Copy, exactly and only, the lines from the one with "Reproduce this chart with Apache ECharts." up to and including the one with "-0.145, -0.145, -0.145];", leaving pictures out.

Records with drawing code

━━━━

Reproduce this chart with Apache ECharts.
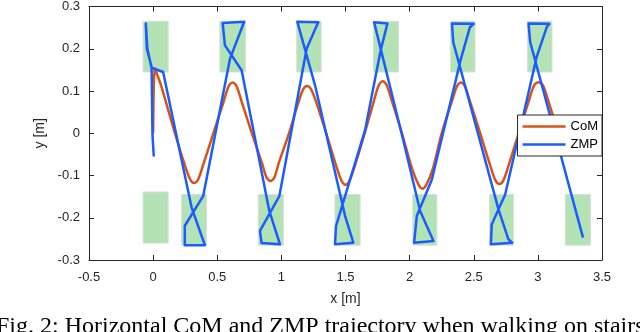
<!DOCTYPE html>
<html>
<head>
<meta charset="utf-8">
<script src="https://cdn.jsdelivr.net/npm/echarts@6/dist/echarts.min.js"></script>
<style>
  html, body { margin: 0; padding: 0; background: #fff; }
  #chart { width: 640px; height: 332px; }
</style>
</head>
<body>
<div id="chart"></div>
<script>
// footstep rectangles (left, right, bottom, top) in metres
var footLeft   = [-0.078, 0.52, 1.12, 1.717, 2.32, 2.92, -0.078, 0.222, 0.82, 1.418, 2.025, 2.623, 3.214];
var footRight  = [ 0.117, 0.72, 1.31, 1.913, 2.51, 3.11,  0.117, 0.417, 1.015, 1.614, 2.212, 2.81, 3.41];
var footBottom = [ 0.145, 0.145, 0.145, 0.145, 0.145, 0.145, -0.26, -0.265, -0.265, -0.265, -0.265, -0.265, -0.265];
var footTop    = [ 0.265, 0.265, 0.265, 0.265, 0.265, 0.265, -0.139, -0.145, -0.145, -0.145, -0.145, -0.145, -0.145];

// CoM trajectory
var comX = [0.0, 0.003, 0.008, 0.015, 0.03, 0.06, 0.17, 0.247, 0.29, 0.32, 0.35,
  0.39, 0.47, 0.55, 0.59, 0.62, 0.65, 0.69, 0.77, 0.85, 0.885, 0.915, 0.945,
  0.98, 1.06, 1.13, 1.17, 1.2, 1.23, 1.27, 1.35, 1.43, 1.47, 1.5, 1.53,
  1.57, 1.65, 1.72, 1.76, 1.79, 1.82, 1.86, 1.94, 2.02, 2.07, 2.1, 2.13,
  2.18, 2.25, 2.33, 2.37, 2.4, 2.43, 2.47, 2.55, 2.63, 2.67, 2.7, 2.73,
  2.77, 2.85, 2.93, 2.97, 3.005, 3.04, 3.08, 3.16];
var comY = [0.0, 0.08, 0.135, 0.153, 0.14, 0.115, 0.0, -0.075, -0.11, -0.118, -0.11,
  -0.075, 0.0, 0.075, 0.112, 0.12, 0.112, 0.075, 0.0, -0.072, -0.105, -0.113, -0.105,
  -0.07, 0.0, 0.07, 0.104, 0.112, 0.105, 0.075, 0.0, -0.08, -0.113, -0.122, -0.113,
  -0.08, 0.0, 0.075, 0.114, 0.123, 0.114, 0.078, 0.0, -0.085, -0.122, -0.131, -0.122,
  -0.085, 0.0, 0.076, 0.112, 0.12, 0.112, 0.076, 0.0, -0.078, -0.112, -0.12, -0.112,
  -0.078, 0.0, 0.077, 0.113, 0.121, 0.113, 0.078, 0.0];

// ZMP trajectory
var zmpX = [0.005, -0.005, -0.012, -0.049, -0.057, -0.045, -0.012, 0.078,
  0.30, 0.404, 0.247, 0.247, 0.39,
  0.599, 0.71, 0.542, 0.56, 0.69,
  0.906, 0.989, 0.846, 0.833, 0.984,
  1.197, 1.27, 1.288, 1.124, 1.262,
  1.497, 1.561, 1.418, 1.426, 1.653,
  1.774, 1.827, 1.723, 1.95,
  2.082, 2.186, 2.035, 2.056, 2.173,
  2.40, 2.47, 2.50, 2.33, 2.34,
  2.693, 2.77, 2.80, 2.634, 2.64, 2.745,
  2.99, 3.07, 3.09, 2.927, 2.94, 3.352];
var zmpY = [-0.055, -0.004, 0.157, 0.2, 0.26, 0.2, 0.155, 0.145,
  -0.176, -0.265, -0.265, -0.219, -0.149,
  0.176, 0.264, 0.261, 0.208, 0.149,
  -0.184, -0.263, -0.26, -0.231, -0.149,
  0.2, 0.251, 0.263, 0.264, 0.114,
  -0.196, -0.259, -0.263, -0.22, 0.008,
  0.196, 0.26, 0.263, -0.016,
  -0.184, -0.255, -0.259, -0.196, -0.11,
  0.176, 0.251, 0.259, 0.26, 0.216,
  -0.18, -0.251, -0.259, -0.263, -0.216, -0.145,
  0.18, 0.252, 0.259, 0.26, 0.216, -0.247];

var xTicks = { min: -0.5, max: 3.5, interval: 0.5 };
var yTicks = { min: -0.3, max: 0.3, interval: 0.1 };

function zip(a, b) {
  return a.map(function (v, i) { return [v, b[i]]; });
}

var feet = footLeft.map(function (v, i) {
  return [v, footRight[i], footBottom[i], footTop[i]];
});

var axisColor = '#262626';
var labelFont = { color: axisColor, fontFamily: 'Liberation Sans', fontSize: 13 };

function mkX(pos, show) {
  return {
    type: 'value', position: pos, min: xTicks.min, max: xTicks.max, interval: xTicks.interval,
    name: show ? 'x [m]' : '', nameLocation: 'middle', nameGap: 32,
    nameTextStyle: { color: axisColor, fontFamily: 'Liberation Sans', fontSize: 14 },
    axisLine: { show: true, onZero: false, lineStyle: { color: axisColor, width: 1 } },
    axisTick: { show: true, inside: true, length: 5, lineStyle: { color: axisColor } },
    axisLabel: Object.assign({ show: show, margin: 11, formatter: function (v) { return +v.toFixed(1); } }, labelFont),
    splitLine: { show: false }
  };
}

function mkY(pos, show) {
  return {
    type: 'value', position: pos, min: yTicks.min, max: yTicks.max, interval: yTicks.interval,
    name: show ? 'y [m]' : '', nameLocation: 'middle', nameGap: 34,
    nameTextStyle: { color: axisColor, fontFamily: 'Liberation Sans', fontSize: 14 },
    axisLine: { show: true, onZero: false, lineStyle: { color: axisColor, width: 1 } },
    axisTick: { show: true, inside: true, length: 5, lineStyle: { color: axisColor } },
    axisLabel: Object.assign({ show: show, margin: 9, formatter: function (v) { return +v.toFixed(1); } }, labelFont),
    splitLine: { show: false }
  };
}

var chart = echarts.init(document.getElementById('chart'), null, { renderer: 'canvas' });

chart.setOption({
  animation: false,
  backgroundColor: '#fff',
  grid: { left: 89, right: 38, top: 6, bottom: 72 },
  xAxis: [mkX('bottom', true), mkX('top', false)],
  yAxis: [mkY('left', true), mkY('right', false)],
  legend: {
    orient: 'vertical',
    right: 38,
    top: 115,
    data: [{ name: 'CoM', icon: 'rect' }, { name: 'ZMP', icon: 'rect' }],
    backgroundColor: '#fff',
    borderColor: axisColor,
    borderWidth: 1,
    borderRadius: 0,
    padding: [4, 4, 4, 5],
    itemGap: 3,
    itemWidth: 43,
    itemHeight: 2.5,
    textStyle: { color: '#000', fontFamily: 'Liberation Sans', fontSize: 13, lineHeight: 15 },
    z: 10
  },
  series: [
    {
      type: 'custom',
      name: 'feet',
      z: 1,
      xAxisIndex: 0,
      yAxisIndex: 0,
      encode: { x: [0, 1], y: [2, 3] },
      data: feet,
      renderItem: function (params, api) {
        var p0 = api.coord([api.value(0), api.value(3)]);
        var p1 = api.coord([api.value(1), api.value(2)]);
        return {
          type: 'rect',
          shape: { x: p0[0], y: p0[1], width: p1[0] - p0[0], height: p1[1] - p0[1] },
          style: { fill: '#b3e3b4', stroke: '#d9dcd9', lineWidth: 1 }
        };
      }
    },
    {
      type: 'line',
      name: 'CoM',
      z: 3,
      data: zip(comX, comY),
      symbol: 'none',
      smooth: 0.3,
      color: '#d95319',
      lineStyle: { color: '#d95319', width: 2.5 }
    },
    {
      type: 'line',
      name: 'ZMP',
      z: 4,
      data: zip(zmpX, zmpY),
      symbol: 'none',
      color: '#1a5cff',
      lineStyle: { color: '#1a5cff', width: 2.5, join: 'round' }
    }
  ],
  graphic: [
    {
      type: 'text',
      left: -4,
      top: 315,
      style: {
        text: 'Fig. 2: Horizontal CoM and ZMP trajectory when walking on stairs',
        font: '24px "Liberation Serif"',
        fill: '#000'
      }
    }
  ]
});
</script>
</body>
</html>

━━━━

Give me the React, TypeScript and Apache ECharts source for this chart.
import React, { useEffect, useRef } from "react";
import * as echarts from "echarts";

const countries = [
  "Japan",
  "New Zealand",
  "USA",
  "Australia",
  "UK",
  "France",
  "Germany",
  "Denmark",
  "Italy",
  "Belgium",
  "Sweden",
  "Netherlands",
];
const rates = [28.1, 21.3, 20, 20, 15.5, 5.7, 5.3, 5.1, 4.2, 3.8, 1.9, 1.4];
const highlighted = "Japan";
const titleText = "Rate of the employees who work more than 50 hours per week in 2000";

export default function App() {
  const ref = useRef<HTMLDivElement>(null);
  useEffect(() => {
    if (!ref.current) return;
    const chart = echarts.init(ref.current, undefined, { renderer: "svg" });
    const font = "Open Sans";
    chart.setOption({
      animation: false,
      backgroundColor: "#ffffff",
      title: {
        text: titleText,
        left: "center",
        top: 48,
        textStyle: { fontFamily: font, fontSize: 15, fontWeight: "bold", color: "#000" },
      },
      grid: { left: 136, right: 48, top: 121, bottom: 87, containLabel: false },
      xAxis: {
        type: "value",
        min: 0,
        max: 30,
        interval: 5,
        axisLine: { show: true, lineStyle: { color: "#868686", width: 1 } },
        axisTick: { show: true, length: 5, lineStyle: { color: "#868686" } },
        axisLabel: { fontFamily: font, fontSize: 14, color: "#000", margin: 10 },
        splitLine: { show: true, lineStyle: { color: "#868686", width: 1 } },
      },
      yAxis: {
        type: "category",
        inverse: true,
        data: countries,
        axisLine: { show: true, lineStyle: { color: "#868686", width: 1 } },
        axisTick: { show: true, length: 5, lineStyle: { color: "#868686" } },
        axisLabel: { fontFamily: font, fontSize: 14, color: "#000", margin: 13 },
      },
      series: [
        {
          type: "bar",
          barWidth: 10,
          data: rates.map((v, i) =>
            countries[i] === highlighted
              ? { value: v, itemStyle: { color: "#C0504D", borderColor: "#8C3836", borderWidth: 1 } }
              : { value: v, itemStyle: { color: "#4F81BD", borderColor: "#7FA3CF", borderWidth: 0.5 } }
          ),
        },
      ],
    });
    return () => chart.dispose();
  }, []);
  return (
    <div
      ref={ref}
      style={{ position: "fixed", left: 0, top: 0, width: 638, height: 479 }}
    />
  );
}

━━━━

--- SOLUTION TO THE PROBLEM ---
Reproduce this chart with Apache ECharts.
<!DOCTYPE html>
<html>
<head>
<meta charset="utf-8">
<script src="https://cdn.jsdelivr.net/npm/echarts@6/dist/echarts.min.js"></script>
<style>
  html, body { margin: 0; padding: 0; background: #fff; }
  #chart { width: 640px; height: 332px; }
</style>
</head>
<body>
<div id="chart"></div>
<script>
// footstep rectangles (left, right, bottom, top) in metres
var footLeft   = [-0.078, 0.52, 1.12, 1.717, 2.32, 2.92, -0.078, 0.222, 0.82, 1.418, 2.025, 2.623, 3.214];
var footRight  = [ 0.117, 0.72, 1.31, 1.913, 2.51, 3.11,  0.117, 0.417, 1.015, 1.614, 2.212, 2.81, 3.41];
var footBottom = [ 0.145, 0.145, 0.145, 0.145, 0.145, 0.145, -0.26, -0.265, -0.265, -0.265, -0.265, -0.265, -0.265];
var footTop    = [ 0.265, 0.265, 0.265, 0.265, 0.265, 0.265, -0.139, -0.145, -0.145, -0.145, -0.145, -0.145, -0.145];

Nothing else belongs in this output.